Computed Tomography (CT or CAT scan) is a state of the art 32-slice scanner. The scanner looks like a large donut with a narrow table in the middle. The technologist begins by positioning you on the table. Your body may be supported by pillows to help you remain still and in the proper position during the exam. Once the exam begins, the table will move slowly into the round opening of the scanner while the x-ray tube rotates around your body. Depending on the area of the body being examined, the increments of movement by the table may be so small that they are almost undetectable or large enough that you feel the sensation of motion. You may hear a quiet clicking or buzzing sound as the table moves through the machine. The test itself is completely painless, but it is very important for you to remain motionless for the length of the study, which is typically brief. You will be alone in the room during the scan; however, the technologist can see, hear and speak with you at all times.

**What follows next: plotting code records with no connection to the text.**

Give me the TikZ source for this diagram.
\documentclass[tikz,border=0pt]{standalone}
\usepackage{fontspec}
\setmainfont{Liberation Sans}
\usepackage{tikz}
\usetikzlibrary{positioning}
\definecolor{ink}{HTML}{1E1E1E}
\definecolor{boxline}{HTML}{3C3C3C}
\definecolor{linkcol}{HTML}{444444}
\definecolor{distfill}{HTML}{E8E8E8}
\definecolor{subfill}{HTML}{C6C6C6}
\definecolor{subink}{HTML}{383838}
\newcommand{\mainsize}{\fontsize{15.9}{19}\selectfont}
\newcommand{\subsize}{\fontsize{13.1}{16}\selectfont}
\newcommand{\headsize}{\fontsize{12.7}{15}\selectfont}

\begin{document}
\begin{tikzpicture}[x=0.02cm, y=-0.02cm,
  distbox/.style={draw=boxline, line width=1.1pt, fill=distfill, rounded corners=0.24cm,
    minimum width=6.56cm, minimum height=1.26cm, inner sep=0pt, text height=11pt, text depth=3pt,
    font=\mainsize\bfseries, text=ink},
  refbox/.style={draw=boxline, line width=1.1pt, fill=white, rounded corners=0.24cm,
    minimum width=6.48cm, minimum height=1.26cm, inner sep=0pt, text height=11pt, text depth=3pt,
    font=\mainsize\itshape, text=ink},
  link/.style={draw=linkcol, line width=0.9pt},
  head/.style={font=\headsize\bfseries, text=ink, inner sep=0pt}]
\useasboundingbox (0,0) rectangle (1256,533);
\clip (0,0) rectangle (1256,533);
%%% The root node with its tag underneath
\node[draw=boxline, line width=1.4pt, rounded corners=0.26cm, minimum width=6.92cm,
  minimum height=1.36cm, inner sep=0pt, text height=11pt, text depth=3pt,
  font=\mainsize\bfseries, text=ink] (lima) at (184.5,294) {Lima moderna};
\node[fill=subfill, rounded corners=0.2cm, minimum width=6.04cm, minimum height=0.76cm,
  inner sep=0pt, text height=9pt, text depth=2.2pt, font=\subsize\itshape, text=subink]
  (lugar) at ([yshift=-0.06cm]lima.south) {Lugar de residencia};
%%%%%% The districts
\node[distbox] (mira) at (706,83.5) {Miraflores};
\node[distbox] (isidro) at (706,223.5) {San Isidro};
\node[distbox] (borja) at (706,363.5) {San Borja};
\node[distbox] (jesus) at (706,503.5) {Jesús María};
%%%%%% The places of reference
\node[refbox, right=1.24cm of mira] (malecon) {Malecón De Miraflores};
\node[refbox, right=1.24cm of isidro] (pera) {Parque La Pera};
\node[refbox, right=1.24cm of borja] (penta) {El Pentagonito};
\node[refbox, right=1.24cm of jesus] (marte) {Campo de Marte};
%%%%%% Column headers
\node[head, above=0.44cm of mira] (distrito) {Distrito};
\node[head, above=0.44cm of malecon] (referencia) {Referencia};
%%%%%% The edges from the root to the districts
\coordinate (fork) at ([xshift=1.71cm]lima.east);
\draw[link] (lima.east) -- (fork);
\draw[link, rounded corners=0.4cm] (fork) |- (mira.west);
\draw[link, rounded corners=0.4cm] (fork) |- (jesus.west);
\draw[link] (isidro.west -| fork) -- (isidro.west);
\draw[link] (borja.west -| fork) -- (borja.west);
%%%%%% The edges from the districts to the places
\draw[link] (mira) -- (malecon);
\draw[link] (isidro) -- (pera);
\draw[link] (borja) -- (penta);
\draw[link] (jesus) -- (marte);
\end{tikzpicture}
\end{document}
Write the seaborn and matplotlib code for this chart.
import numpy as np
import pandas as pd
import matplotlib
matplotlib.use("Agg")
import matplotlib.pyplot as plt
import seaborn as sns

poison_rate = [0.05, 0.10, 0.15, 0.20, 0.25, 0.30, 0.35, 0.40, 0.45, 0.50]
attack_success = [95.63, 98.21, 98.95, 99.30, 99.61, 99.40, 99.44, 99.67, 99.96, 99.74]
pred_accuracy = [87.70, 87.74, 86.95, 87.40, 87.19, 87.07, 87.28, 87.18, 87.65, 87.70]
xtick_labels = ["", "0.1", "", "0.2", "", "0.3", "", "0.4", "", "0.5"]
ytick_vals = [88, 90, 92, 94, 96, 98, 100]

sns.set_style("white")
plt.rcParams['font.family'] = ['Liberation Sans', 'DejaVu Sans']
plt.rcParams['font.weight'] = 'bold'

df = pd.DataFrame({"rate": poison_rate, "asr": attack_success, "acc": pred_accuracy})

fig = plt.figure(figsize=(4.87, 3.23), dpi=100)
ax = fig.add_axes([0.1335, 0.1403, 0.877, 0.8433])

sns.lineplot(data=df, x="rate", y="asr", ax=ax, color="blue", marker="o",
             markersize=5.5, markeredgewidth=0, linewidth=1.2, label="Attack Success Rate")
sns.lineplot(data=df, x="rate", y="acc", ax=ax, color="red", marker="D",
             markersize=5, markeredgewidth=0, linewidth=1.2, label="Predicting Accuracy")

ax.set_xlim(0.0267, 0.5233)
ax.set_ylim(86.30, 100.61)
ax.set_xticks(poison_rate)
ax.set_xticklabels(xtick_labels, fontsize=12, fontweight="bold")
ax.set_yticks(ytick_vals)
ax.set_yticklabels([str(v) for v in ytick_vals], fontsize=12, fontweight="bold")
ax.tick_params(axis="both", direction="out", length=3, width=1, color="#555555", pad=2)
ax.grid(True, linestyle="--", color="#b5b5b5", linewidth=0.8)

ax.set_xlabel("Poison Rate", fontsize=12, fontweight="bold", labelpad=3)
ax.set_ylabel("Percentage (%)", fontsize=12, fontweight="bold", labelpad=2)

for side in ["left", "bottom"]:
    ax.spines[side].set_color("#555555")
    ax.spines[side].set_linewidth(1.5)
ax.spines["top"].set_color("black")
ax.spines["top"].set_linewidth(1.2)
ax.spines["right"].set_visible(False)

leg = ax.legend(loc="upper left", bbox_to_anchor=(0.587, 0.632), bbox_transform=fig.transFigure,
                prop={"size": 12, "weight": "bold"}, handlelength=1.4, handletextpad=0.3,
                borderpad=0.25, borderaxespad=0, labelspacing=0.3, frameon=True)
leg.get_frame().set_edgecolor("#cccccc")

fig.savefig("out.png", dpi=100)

We are able to perform routine scans as well as Computer Tomography Angiography (CTA). During a CT many images from different angles around the body are obtained. CT imaging is useful because it can show several types of tissue- lung, bone, soft tissue and blood vessels- with great clarity. Most scans can be performed in less than fifteen seconds. Routine scans include the head, facial, sinuses, chest, abdomen, and pelvis, upper and lower backs, extremities as well as more specialized procedures.

Outpatients can be scheduled 7 days a week from 7:00 a.m. until 9:00 p.m. Emergency department coverage is 24 hours a day 7 days a week. You will receive the results of your CT Scan from the healthcare provider that ordered the test.